A dipole ##\textbf{p}=p\mathbf{\hat{z}}## (oriented along the z axis for example) is parallel to a conducting grounded plane (xz plane) and is placed at a distance ##d## from it. I have to find the interaction energy and the force between the dipole and the plane.

## Homework Equations

Method of image charges,

Electric field of a dipole: [itex]\textbf{E}=\frac{1}{4\pi \epsilon_0}\Big[\frac{3(\textbf{(pr)r}}{r^5} - \frac{\textbf{p}}{r^3} \Big][/itex]

Potential energy of a dipole in an electric field: [itex]U=-\textbf{pE}[/itex]

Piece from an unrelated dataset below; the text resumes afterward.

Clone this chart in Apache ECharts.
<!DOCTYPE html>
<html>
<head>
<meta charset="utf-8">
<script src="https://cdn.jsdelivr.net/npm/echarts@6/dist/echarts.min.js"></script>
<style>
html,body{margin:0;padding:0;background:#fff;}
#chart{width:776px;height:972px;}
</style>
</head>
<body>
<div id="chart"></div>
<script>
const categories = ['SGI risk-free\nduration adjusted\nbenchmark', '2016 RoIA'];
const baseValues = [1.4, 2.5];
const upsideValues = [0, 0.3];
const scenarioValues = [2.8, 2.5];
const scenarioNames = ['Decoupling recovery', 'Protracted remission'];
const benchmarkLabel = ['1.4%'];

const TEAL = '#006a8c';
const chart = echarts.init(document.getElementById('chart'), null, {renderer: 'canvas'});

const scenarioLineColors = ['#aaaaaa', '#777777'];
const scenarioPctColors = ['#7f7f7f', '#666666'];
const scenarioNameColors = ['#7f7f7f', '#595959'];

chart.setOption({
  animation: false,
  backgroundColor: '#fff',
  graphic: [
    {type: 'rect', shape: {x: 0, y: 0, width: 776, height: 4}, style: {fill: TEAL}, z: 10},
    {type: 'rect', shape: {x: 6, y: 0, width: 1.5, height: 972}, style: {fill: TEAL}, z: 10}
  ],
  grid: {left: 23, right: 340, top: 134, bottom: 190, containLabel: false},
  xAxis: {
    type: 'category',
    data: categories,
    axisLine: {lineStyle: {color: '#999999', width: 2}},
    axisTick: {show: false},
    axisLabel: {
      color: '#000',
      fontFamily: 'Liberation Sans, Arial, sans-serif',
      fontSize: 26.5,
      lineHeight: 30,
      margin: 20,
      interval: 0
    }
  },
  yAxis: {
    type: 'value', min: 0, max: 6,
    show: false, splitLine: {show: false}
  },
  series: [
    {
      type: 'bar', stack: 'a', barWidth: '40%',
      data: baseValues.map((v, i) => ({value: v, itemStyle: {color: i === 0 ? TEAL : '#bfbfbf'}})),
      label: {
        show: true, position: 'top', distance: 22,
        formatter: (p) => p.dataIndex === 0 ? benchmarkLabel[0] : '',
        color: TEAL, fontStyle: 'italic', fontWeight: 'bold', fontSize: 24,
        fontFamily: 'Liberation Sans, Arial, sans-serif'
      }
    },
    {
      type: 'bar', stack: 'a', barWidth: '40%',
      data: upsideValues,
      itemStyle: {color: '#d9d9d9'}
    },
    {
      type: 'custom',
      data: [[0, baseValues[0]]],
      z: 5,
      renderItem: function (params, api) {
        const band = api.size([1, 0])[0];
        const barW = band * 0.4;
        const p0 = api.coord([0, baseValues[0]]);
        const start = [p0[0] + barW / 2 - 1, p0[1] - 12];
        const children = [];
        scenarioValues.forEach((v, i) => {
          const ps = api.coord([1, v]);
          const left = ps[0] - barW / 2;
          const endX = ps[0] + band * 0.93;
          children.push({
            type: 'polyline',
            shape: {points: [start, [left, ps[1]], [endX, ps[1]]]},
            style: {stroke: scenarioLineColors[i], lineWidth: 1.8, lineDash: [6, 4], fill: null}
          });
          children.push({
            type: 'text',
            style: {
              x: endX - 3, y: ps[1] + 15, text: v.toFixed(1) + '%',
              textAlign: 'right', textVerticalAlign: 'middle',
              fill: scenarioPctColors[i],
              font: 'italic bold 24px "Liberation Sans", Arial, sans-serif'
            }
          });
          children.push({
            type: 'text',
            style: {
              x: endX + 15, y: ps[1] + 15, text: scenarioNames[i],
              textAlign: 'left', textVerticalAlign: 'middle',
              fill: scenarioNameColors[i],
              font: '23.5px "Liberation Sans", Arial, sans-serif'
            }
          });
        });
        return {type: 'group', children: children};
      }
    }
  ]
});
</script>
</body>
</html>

Force on a dipole in an electric field: [itex]\textbf{F}=\nabla\textbf{(pE)}[/itex]

## The Attempt at a Solution

The image charges is a dipole antiparallel to the original one and on the same axis. The electric field along the y-axis generated by the image dipole is [itex]\mathbf{E}=\frac{p}{4\pi\epsilon_0(2y)^3}\mathbf{\hat{z}}=\frac{p}{32\pi\epsilon_0y^3}\mathbf{\hat{z}}[/itex]. The force acting on the original dipole is therefore [itex]\mathbf{F}=-\frac{3p^2}{32\pi\epsilon_0y^3}\mathbf{\hat{y}}[/itex] evaluated at ##y=d##. To calculate the potential energy I can use the other equation [itex]U=-\textbf{pE}[/itex] or I could also calculate the work done by the force from ##y=\infty## to ##y=d##. The result is the same, which is [itex]U=-\frac{p^2}{32\pi\epsilon_0y^3}[/itex]. But is this the correct potential energy? In the example of the method of image charges with a single charge and a conducting plane it is often shown that if you calculate the potential energy [itex]U=-\frac{q^2}{4\pi\epsilon_02y}[/itex] you get twice the correct energy because you are including also the energy of the image charge. Should I consider half the potential energy I calculated? How are the two examples different?